Untung, masih ada LPPM (Lembaga Pendidikan dan Pembinaan
Manajemen), yan sudah berkecimpung dalam pembinaan manajemen
selama 16 tahun. Memang, lembaga ini pun sekali-sekali juga
mengadakan seminar sehari tapi dengan cukup perhitungan.
Misalnya, pembicara dibatasi cuma seorang. Ini, tentunya, agar
peserta bisa berkonsentrasi penuh pada satu topik, agar lebih
bisa memetik manfaatnya. "Kami bukan bertujuan mencari untung
semata," kata Anton Hilman, pengasuh pelajaran bahasa Inggris di
TVRI, manajer bahasa dan manajer hubungan masyarakat di LPPM.
Tapi LPPM tetap lebih percaya pada seminar lokakarya 4 atau 5
hari, yang memakai program yang direncanakan matang, dengan
pembicara yang benar-benar diseleksi ketat.
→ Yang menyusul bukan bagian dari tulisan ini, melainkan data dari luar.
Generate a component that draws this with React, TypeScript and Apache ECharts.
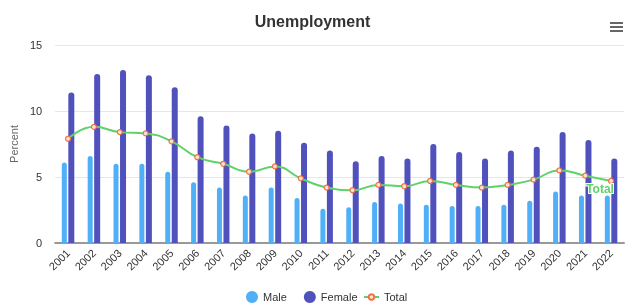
import React, { useEffect, useRef } from "react";
import * as echarts from "echarts";

const years = ["2001","2002","2003","2004","2005","2006","2007","2008","2009","2010","2011","2012","2013","2014","2015","2016","2017","2018","2019","2020","2021","2022"];
const male = [6.1, 6.6, 6.0, 6.0, 5.4, 4.6, 4.2, 3.6, 4.2, 3.4, 2.6, 2.7, 3.1, 3.0, 2.9, 2.8, 2.8, 2.9, 3.2, 3.9, 3.6, 3.6];
const female = [11.4, 12.8, 13.1, 12.7, 11.8, 9.6, 8.9, 8.3, 8.5, 7.6, 7.0, 6.2, 6.6, 6.4, 7.5, 6.9, 6.4, 7.0, 7.3, 8.4, 7.8, 6.4];
const total = [7.9, 8.8, 8.4, 8.3, 7.7, 6.5, 6.0, 5.4, 5.8, 4.9, 4.2, 4.0, 4.4, 4.3, 4.7, 4.4, 4.2, 4.4, 4.8, 5.5, 5.1, 4.7];

const FONT = "'Liberation Sans', Arial, Helvetica, sans-serif";

export default function App() {
  const ref = useRef<HTMLDivElement>(null);
  useEffect(() => {
    if (!ref.current) return;
    const chart = echarts.init(ref.current, undefined, { renderer: "svg" });
    const totalData = total.map((v, i) =>
      i === total.length - 1
        ? {
            value: v,
            label: {
              show: true,
              formatter: "Total",
              position: "bottom",
              offset: [-11, -6],
              color: "#5fd36a",
              fontWeight: "bold",
              fontSize: 12,
              fontFamily: FONT,
              textBorderColor: "#fff",
              textBorderWidth: 2,
            },
          }
        : v
    );
    chart.setOption({
      animation: false,
      textStyle: { fontFamily: FONT },
      title: {
        text: "Unemployment",
        left: "center",
        top: 8,
        textStyle: { fontSize: 16, fontWeight: "bold", color: "#333333", fontFamily: FONT },
      },
      legend: [
        {
          top: 286,
          left: 241,
          itemGap: 17,
          itemWidth: 12,
          itemHeight: 12,
          textStyle: { fontSize: 11, color: "#333333", fontFamily: FONT },
          data: [
            { name: "Male", icon: "circle" },
            { name: "Female", icon: "circle" },
          ],
        },
        {
          top: 286,
          left: 358,
          itemWidth: 15,
          itemHeight: 7,
          textStyle: { fontSize: 11, color: "#333333", fontFamily: FONT, lineHeight: 12 },
          data: [{ name: "Total" }],
        },
      ],
      grid: { left: 51, right: 1, top: 45, bottom: 61 },
      xAxis: {
        type: "category",
        data: years,
        axisLine: { lineStyle: { color: "#999999", width: 2 } },
        axisTick: { show: false },
        axisLabel: { rotate: 45, fontSize: 11, color: "#333333", margin: 8, fontFamily: FONT },
      },
      yAxis: {
        type: "value",
        min: 0,
        max: 15,
        interval: 5,
        name: "Percent",
        nameLocation: "middle",
        nameGap: 30,
        nameTextStyle: { fontSize: 11, color: "#666666", fontFamily: FONT },
        axisLabel: { fontSize: 11, color: "#333333", margin: 13, fontFamily: FONT },
        splitLine: { lineStyle: { color: "#e6e6e6" } },
      },
      series: [
        {
          name: "Male",
          type: "bar",
          data: male,
          barWidth: 5,
          barGap: "30%",
          itemStyle: { color: "#4fb0f7", borderRadius: [3, 3, 0, 0] },
        },
        {
          name: "Female",
          type: "bar",
          data: female,
          barWidth: 6,
          itemStyle: { color: "#5151bd", borderRadius: [3, 3, 0, 0] },
        },
        {
          name: "Total",
          type: "line",
          data: totalData,
          smooth: true,
          symbol: "circle",
          symbolSize: 5,
          lineStyle: { color: "#5fd36a", width: 2 },
          itemStyle: { color: "#fbe2d6", borderColor: "#f07040", borderWidth: 1.2 },
          z: 5,
        },
      ],
      graphic: [
        { type: "rect", shape: { x: 610, y: 22, width: 13, height: 2 }, style: { fill: "#666666" } },
        { type: "rect", shape: { x: 610, y: 26, width: 13, height: 2 }, style: { fill: "#666666" } },
        { type: "rect", shape: { x: 610, y: 30, width: 13, height: 2 }, style: { fill: "#666666" } },
      ],
    });
    return () => chart.dispose();
  }, []);
  return <div ref={ref} style={{ position: "fixed", left: 0, top: 0, width: 625, height: 304 }} />;
}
Dengan waktu yang
lebih longgar, diharapkan seminar mendatangkan manfaat yang
besar. "Soalnya daya konsentrasi manusla itu terbatas," tutur
Winoto Doeriat, direktur LPPM. Maksudnya bila seminar cuma
sehari sedangkan banyak pembicara tampil, peserta bisa bingung,
dan akhirnya hanya sia-sia.
Tampaknya memang lagi musim para manajer suka bergaya. "Mereka
itu sendiri yang menghendaki seminar cuma sehari," kata Sesuruh
Sugarda, presiden direktur Cemantech yang baru berdiri Januari
yang lalu. Alasannya, gampang ditebak: para manajer tak punya
waktu, merasa rugi harus meninggalkan usahanya agak lama. Dan
tak penting benar bagi mereka apakah seminar sehari memang
berguna. Yang perlu, ketemu pejabat dan rekan manajer ikut
terlibat diskusi - apalagi dengan ahli asing yang ternama.